An 80-game schedule will render final judgment on Poile's deal. "We're being positive, and it looks good on paper, but we still have to play some games," Poile said. He knocked on the wood of the lunch table. Four times at lunch today, Poile knocked on wood as protection against having put too many of his hopes and expectations into words.
He hopes to win. He expects to make the playoffs. He hopes to have Capitals fans so thrilled they'll come to their feet Oct. 9 when the Flyers come to Capital Centre. He expects the Canadiens imports to bring an aura of victory to a franchise intimate with defeat.
David Poile is excited about the Capitals in a way no one in the Capitals' organization has been excited for years.
Poile hasn't been trapped in the avalanches of melancholy that seem to roar down on the Capitals every winter.
He has seen those avalanches only from a safe distance. As assistant general manager of the Calgary Flames, Poile recognized the Capitals as a good offensive team with terminal defensive deficiencies.

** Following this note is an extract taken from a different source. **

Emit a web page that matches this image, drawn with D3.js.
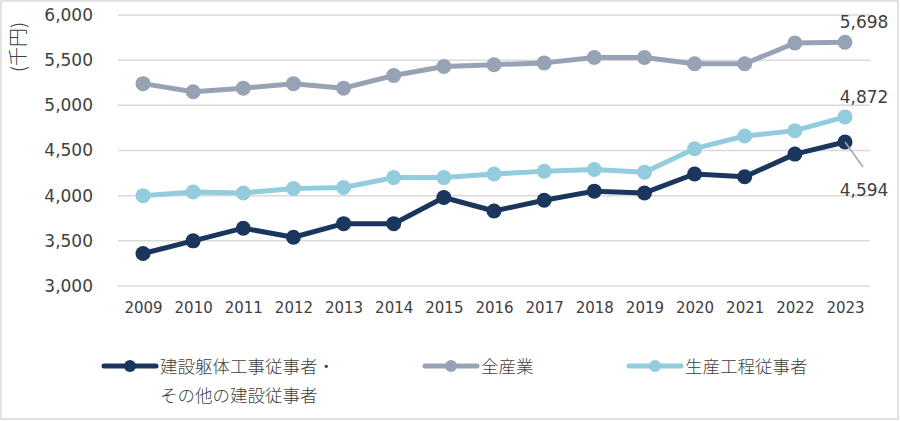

"They'd always go into a long losing streak," Poile said of the Capitals of yore. "Every team has a slump, but the Capitals would go right out the window."
So Poile made it his first priority to correct the defensive problems that rendered the Capitals vulnerable to losing streaks that spread the rot of negativism. Offense is nice, but defense wins night after night. The day he started work 24 days ago, Poile searched for defenders.
This is true hope, not wishful thinking. After last season's 1-11 start that cost Gary Green his coaching job and Max McNab the general manager's job, the Capitals under Coach Bryan Murray played two games under .500. Such a team, even without Walter and Green, is greatly improved by the addition of the four Canadiens.
Mike Gartner, the Capitals' brilliant winger, was Walter's roommate. "They were like brothers," Poile said. "Mike told me he was upset about the trade the first day, but then he realized we needed to do it. He said he and Ryan can still be friends. He's really high right now. I think he'll score 50 goals this season."
Rod Langway, Brian Engblom, Doug Jarvis and Craig Laughlin have shown none of the sulky/pouty symptoms often associated with big winners traded down to big losers.
"They don't see it that way," Poile said. "They see Washington as a team on the way up . . . Langway and Engblom have bought homes in Washington. That's a good sign. A commitment."
Poile has a commitment, too.
"My mandate is to get in the playoffs or my job is in jeopardy," Poile said, revealing Pollin's standards for the rookie general manager and, most likely, the second-year coach. "I wouldn't have taken the job if I didn't expect to get in the playoffs."
The first week, Poile decided with Murray to dump goaltender Mike Palmateer, a third wheel in the net who wouldn't get enough time to justify an estimated $250,000 salary. The net belonged to Dave Parro and Pat Riggin. Poile was building a defense.
He also is building an idea.
Palmateer had been trapped in the avalanches, suffocating in defeat. Because it is no fun to be around an unhappy third wheel reminding you of how unhappy you ought to be, Poile traded away Palmateer.
"Only Mike Gartner and Dennis Maruk have been on this team two full seasons," Poile said. "That's what I told the team up here. There is no losing tradition here, because nobody has been here that long."
One thing more. The first week on the job, Poile talked to the team's trainer.
"He told me everything that was wrong with this organization," Poile said, explaining why he then fired the fellow.
And now, Poile said, the Capitals have a new trainer who thinks it is exciting to be here.